PROBLEM REQUIREMENTS: Starting with the first line below, extract each line through the one that contains "xs = [i + 1 for i in range(n)]", inclusive, excluding pictures.
::: STORED DATA :::
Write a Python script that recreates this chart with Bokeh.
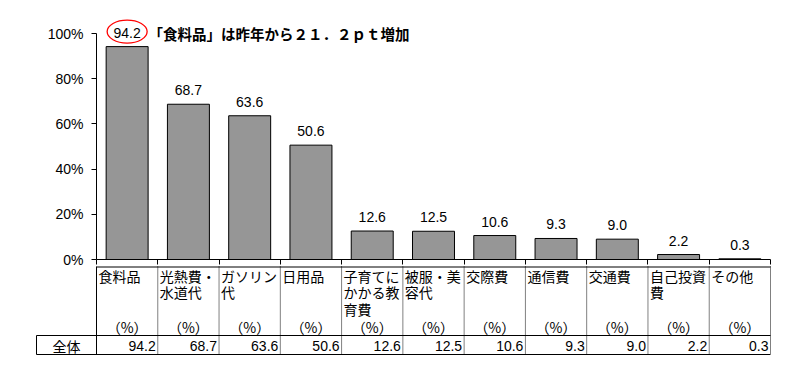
from bokeh.plotting import figure
from bokeh.models import Range1d, FixedTicker, PrintfTickFormatter, Label
from bokeh.embed import file_html
from bokeh.resources import INLINE
from bokeh.core.properties import value

# ---- data ----
categories = ["食料品", "光熱費・\n水道代", "ガソリン\n代", "日用品", "子育てに\nかかる教\n育費",
              "被服・美\n容代", "交際費", "通信費", "交通費", "自己投資\n費", "その他"]
values = [94.2, 68.7, 63.6, 50.6, 12.6, 12.5, 10.6, 9.3, 9.0, 2.2, 0.3]
y_ticks = [0, 20, 40, 60, 80, 100]
row_label = "全体"
unit_label = "（%）"
headline = "「食料品」は昨年から２１．２ｐｔ増加"
highlight_index = 0

value_labels = [f"{v:.1f}" for v in values]
n = len(values)
xs = [i + 1 for i in range(n)]

NUM_FONT = value("Liberation Sans")
JP_FONT = value("Noto Sans CJK JP")

# ---- geometry (page pixels) ----
OFF = 0                       # page offset of the figure
px_per_cat = 674 / n          # horizontal scale
px_per_pct = 226 / 100        # vertical scale
base_y = 259 - OFF            # pixel row of 0 %
frame_left, frame_right = 30 - OFF, 776 - OFF
frame_top, frame_bottom = 0, 360
W, H = 800, 370

x_start = 0.5 - (96 - OFF - frame_left) / px_per_cat
x_end = x_start + (frame_right - frame_left) / px_per_cat
y_top = (base_y - frame_top) / px_per_pct
y_bot = -(frame_bottom - base_y) / px_per_pct

p = figure(width=W, height=H,
           x_range=Range1d(x_start, x_end),
           y_range=Range1d(y_bot, y_top),
           output_backend="svg", toolbar_location=None,
           min_border_left=frame_left, min_border_right=W - frame_right,
           min_border_top=frame_top, min_border_bottom=H - frame_bottom)
p.extra_y_ranges = {"table": Range1d(frame_bottom + OFF, frame_top + OFF)}
p.grid.visible = False
p.outline_line_color = None

# ---- bars ----
p.vbar(x=xs, top=values, width=0.685, fill_color="#969696",
       line_color="black", line_width=1)
p.text(x=xs, y=values, text=value_labels, y_offset=-14,
       text_align="center", text_baseline="middle",
       text_font=NUM_FONT, text_font_size="14px", text_color="black")

hx = xs[highlight_index]
hy = values[highlight_index] + 15 / px_per_pct
p.ellipse(x=[hx], y=[hy], width=40, height=23,
          width_units="screen", height_units="screen",
          fill_color=None, line_color="red", line_width=1.3)
p.add_layout(Label(x=hx + 0.35, y=100, text=headline,
                   text_font="Noto Sans CJK JP", text_font_size="14.5px",
                   text_font_style="bold", text_baseline="middle",
                   text_align="left", text_color="black"))

# ---- axes ----
p.yaxis.fixed_location = 0.5
p.yaxis.ticker = FixedTicker(ticks=y_ticks)
p.yaxis.bounds = (0, 100)
p.yaxis.formatter = PrintfTickFormatter(format="%d%%")
p.yaxis.major_tick_in = 0
p.yaxis.major_tick_out = 5
p.yaxis.minor_tick_line_color = None
p.yaxis.major_label_text_font = "Liberation Sans"
p.yaxis.major_label_text_font_size = "14px"
p.yaxis.major_label_text_color = "black"
p.yaxis.major_label_standoff = 8
p.yaxis.axis_line_color = "black"
p.yaxis.major_tick_line_color = "black"

p.xaxis.fixed_location = 0
p.xaxis.ticker = FixedTicker(ticks=[], minor_ticks=[i + 0.5 for i in range(n + 1)])
p.xaxis.bounds = (0.5, n + 0.5)
p.xaxis.minor_tick_in = 0
p.xaxis.minor_tick_out = 5
p.xaxis.minor_tick_line_color = "black"
p.xaxis.major_tick_line_color = None
p.xaxis.axis_line_color = "black"

# ---- table (y in page pixels) ----
left_edge = 0.5 - 60 / px_per_cat
T = "table"
p.segment(x0=[0.5, left_edge, left_edge, 0.5, left_edge],
          y0=[266.5, 335, 354, 266, 335],
          x1=[n + 0.5, n + 0.5, n + 0.5, 0.5, left_edge],
          y1=[266.5, 335, 354, 354, 354],
          line_color="black", line_width=1, y_range_name=T)
p.segment(x0=[i + 1.5 for i in range(n)], y0=[266] * n,
          x1=[i + 1.5 for i in range(n)], y1=[354] * n,
          line_color="black", line_width=1, line_dash="1 1", y_range_name=T)

line_x, line_y, line_text = [], [], []
for x, lab in zip(xs, categories):
    for k, part in enumerate(lab.split("\n")):
        line_x.append(x - 0.5 + 2 / px_per_cat)
        line_y.append(275 + 16.7 * k)
        line_text.append(part)
p.text(x=line_x, y=line_y, text=line_text,
       text_align="left", text_baseline="middle",
       text_font=JP_FONT, text_font_size="14px", text_color="black", y_range_name=T)
p.text(x=xs, y=[326] * n, text=[unit_label] * n,
       text_align="center", text_baseline="middle",
       text_font=JP_FONT, text_font_size="14px", text_color="black", y_range_name=T)
p.text(x=[x + 0.5 - 2 / px_per_cat for x in xs], y=[345] * n, text=value_labels,
       text_align="right", text_baseline="middle",
       text_font=NUM_FONT, text_font_size="14px", text_color="black", y_range_name=T)
p.text(x=[(left_edge + 0.5) / 2], y=[345], text=[row_label],
       text_align="center", text_baseline="middle",
       text_font=JP_FONT, text_font_size="14px", text_color="black", y_range_name=T)

open("out.html", "w").write(file_html(p, INLINE))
:::
THE RESULT:
Write a Python script that recreates this chart with Bokeh.
from bokeh.plotting import figure
from bokeh.models import Range1d, FixedTicker, PrintfTickFormatter, Label
from bokeh.embed import file_html
from bokeh.resources import INLINE
from bokeh.core.properties import value

# ---- data ----
categories = ["食料品", "光熱費・\n水道代", "ガソリン\n代", "日用品", "子育てに\nかかる教\n育費",
              "被服・美\n容代", "交際費", "通信費", "交通費", "自己投資\n費", "その他"]
values = [94.2, 68.7, 63.6, 50.6, 12.6, 12.5, 10.6, 9.3, 9.0, 2.2, 0.3]
y_ticks = [0, 20, 40, 60, 80, 100]
row_label = "全体"
unit_label = "（%）"
headline = "「食料品」は昨年から２１．２ｐｔ増加"
highlight_index = 0

value_labels = [f"{v:.1f}" for v in values]
n = len(values)
xs = [i + 1 for i in range(n)]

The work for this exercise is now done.